Communications backbone — As more and more of an enterprise’s applications connect to the messaging system and make their functionality available through messaging, the messaging system becomes a centeralized point of one-stop-shopping for functionality in the enterprise. A new application simply needs to know which channels to use to request functionality and which others to listen on for the results. The messaging system itself essentially becomes a Message Bus, a backbone providing access to all of the enterprise’s various and ever-changing applications and functionality. You can achieve this integration nirvana more quickly and easily by specifically designing for it from the beginning.
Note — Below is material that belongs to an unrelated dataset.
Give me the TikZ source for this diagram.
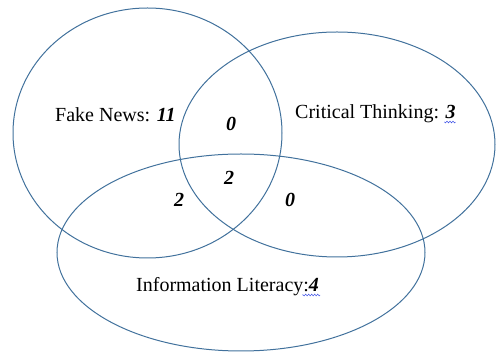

So as you can see, getting applications set up for Messaging involves more than just connecting them to the messaging system so that they can send messages. The messages must have Message Channels to transmit on. Slapping in some channels doesn’t get the job done either. They have to be designed with a purpose, based on the data type being shared, the sort of application making the data available, and the sort of application receiving the data. This chapter will explain the decisions that go into designing these channels.
To help illustrate the patterns, each one has an example from a ficticious, simplified "stock trading" domain. While none of these examples should be used as the basis for implementing a real trading system, they do serve as quick and specific examples of how the patterns can be used.